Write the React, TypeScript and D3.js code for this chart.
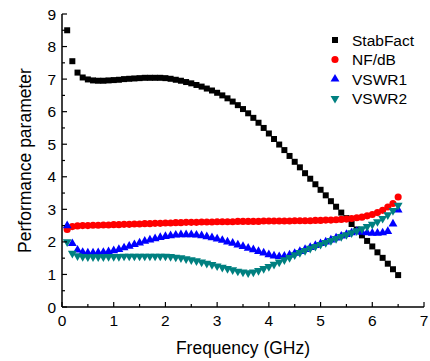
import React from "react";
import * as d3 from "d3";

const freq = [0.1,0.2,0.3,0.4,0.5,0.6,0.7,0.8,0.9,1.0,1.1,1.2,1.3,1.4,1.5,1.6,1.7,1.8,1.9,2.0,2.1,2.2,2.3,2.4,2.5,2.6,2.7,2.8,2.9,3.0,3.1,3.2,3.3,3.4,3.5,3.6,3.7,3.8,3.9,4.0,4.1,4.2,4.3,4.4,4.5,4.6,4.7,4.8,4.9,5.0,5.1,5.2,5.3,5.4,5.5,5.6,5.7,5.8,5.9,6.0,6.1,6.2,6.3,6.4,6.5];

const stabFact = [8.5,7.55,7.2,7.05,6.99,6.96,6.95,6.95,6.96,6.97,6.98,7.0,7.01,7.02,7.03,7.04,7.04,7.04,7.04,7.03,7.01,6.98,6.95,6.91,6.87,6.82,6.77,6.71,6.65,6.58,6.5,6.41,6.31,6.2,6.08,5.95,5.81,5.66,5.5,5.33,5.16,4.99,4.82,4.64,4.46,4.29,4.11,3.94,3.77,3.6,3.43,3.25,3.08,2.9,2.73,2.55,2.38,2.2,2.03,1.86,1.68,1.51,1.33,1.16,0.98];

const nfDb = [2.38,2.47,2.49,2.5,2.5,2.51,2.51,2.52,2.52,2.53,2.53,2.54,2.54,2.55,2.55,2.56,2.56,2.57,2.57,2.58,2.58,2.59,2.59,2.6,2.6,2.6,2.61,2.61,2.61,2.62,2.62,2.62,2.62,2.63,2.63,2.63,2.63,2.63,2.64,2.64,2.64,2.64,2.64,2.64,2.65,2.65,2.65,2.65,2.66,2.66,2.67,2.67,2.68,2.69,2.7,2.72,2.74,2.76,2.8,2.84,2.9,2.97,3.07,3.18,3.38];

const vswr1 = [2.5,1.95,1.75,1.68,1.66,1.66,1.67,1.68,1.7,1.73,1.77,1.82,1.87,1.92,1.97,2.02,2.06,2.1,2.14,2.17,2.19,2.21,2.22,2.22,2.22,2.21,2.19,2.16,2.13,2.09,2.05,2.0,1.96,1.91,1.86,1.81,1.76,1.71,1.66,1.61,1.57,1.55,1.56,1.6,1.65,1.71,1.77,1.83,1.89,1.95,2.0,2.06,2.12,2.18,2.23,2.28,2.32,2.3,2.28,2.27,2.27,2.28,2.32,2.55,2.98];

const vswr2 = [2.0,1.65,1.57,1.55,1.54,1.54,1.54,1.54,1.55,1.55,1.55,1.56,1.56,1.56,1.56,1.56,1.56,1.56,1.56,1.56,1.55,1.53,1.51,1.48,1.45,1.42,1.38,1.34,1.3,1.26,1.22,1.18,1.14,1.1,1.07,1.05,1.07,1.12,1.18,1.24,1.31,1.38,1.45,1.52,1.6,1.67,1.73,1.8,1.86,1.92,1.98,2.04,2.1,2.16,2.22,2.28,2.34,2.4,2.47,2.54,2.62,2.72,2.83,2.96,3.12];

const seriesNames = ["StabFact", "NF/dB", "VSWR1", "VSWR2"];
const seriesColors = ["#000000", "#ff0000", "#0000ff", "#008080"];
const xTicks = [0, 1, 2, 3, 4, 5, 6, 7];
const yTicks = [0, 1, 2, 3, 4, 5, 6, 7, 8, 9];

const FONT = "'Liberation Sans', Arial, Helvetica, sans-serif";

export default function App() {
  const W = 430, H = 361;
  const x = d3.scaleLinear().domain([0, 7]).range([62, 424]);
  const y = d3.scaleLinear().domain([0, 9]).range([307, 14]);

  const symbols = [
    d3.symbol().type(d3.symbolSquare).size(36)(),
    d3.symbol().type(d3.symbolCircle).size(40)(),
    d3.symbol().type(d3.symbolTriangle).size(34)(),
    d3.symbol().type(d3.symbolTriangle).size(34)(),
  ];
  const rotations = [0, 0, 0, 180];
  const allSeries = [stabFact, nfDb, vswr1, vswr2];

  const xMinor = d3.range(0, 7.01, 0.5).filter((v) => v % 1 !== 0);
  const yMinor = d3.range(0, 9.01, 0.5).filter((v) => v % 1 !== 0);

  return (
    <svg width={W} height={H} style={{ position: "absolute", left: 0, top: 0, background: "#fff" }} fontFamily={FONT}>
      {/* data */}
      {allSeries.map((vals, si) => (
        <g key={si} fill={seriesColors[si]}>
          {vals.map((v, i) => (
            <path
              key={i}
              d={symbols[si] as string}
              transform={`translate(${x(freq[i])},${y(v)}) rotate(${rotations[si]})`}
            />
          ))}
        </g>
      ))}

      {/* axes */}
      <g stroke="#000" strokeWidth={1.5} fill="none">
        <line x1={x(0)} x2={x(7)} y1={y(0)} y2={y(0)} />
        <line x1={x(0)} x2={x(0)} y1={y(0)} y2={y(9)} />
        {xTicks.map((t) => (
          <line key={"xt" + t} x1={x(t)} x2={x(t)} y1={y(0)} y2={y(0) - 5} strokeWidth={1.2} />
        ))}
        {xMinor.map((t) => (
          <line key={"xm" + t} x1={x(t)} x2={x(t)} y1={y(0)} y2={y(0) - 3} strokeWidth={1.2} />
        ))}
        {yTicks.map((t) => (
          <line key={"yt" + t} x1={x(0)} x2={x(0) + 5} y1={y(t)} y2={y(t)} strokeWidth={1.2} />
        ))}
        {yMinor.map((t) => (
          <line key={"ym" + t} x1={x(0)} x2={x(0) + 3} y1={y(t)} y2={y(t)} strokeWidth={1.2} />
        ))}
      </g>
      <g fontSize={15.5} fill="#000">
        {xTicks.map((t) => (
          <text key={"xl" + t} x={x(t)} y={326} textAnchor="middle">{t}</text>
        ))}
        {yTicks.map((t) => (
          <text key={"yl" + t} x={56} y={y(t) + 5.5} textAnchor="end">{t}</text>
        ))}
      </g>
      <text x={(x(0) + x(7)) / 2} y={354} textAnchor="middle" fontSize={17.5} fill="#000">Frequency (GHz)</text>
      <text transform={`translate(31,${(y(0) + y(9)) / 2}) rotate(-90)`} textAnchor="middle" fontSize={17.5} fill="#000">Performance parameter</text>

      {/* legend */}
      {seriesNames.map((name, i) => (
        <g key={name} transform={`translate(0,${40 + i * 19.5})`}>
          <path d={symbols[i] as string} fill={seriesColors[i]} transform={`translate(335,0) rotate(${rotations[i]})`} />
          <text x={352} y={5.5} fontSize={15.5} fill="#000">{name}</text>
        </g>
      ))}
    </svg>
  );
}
──────
Set exercise | Pictures are excluded: retype only the lines from the beginning of the listing above through the line with "import * as", both included.

Written solution |
Write the React, TypeScript and D3.js code for this chart.
import React from "react";
import * as d3 from "d3";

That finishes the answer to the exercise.